问题
Fairly new to C and Unix.
I currently have:
#include "stdio.h"
#include <dirent.h>
#include <unistd.h>
int main(int argc, char ** argv)
{ char * current = get_current_dir_name(); //where error occurs
DIR * directory = NULL;
directory = opendir(current);
if(directory == NULL)
return -1;
struct dirent * ent;
while((ent = readdir (directory)) != NULL)
printf("%s\n", ent -> d_name);
if(closedir(directory) < 0)
return -1;
}
I'm being told: dir.c:15: warning: initialization makes pointer from integer without a cast
Clearly doing something pretty silly and could use some help.
回答1:
The standard function to get the name of the current working directory is getcwd(), not get_current_dir_name(). get_current_dir_name() is a GNU extension and is only available if the macro _GNU_SOURCE is defined prior to including <unistd.h>, and its use is not recommended.
In your case, _GNU_SOURCE is not defined, so consequently get_current_dir_name() is not the name of a declared function. So when the C compiler sees your try to call it, it generates an implicit declaration.
Implicit function declarations create a declaration at the point of use declaring the function to take an arbitrary number and types of arguments and returning int. Hence, in this case, the compiler thinks it has an int being assigned to a variable of type char*, so it generates the "initialization makes pointer from integer without a cast warning".
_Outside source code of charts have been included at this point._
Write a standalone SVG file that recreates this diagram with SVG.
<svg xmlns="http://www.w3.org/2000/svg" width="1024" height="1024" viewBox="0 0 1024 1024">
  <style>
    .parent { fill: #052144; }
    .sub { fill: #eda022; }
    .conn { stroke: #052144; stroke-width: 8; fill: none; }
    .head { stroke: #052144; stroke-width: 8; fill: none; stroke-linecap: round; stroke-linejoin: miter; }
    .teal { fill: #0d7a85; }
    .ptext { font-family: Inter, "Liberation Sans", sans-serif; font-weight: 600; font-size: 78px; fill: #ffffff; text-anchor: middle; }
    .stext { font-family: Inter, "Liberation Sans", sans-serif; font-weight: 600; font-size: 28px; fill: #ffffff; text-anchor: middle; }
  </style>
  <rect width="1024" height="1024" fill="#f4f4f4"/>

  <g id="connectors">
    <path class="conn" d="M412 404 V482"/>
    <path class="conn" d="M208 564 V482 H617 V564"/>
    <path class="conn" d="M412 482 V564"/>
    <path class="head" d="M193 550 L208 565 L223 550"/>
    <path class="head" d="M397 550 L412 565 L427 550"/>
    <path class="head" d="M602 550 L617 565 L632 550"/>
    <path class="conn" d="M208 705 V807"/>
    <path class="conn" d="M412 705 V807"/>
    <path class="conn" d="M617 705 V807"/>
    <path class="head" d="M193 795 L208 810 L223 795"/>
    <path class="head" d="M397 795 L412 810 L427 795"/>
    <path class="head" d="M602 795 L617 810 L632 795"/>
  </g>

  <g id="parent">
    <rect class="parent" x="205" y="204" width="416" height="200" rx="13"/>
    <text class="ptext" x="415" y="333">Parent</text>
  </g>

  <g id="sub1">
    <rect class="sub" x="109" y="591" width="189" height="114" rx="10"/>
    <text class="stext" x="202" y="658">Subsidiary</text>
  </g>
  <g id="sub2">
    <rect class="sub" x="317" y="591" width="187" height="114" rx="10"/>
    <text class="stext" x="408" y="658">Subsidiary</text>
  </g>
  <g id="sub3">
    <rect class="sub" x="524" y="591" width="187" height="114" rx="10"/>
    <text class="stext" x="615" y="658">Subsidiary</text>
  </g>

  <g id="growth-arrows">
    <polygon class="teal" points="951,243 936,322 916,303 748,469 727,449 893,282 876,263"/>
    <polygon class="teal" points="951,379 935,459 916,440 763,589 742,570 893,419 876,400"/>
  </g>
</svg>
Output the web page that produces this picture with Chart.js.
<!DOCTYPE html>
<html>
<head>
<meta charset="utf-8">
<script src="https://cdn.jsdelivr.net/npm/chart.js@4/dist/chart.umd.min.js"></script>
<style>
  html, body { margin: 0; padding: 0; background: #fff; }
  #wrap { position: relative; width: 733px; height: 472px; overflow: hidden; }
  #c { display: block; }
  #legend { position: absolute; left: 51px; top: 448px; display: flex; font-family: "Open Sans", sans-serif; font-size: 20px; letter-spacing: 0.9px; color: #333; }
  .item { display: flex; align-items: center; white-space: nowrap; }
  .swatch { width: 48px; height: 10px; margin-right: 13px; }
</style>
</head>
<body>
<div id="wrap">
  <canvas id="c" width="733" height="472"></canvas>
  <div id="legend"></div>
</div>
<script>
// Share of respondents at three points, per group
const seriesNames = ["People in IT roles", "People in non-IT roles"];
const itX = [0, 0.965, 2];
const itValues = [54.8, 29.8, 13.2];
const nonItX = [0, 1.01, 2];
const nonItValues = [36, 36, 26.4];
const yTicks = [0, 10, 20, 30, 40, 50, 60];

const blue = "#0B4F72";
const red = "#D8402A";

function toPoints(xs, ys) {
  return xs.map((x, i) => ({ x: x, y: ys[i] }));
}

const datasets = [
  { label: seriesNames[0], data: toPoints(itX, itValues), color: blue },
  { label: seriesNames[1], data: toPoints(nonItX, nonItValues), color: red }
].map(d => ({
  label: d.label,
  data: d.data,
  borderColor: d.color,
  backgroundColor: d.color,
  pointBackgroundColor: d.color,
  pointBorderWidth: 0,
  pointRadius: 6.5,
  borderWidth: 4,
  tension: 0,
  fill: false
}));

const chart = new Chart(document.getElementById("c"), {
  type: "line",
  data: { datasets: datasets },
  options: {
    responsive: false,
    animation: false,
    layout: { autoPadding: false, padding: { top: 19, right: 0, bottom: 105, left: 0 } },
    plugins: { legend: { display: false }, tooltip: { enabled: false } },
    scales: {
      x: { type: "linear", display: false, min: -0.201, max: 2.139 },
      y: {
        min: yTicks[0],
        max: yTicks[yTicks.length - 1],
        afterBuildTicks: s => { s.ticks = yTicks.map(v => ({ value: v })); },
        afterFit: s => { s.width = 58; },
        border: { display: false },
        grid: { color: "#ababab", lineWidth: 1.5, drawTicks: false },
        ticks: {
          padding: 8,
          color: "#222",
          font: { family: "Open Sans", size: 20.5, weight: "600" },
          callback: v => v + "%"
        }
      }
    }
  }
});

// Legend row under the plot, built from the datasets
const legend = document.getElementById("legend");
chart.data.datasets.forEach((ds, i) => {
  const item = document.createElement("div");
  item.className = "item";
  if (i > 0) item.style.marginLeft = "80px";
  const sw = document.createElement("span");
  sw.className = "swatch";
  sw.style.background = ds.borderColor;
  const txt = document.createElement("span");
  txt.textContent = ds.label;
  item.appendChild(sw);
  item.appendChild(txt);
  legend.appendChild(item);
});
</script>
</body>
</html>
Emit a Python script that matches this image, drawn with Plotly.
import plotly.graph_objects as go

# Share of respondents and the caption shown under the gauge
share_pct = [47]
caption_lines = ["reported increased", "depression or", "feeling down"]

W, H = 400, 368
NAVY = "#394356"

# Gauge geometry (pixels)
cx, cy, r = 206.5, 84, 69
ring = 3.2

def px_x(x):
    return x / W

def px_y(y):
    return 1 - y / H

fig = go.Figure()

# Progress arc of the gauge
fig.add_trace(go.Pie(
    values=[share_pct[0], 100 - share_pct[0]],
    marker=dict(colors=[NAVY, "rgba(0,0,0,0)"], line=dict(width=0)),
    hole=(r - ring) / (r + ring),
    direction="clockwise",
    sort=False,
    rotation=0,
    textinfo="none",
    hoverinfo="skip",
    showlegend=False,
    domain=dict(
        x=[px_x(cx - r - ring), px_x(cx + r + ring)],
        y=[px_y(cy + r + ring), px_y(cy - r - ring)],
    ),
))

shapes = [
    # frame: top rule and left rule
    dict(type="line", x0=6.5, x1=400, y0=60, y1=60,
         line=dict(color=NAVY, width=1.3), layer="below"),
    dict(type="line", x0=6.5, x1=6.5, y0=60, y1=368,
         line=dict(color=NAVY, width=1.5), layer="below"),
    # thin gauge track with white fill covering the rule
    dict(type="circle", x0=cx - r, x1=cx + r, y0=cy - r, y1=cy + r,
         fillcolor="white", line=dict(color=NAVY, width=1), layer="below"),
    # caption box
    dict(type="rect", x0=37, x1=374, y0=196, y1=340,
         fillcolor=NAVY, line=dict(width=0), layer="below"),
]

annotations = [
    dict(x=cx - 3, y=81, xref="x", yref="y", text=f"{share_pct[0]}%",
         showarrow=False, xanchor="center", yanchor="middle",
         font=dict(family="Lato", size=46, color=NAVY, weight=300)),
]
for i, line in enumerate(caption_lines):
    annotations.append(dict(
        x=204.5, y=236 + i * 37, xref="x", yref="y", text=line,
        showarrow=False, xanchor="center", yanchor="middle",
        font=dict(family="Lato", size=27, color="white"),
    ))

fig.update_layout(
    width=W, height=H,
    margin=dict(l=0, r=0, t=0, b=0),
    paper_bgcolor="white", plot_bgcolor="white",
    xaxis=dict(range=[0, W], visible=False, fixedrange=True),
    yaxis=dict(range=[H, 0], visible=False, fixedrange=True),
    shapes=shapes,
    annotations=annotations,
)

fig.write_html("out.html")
Implicit declarations are a deprecated feature of the C language and are in fact removed from the C99 edition of the language, although modern compilers still often accept them (with warnings) even in C99 mode. Even in C89 mode, I highly recommend compiling with your warning level as high as possible to catch errors like this, e.g. -Wall -Wextra -Werror -pedantic if you can handle it.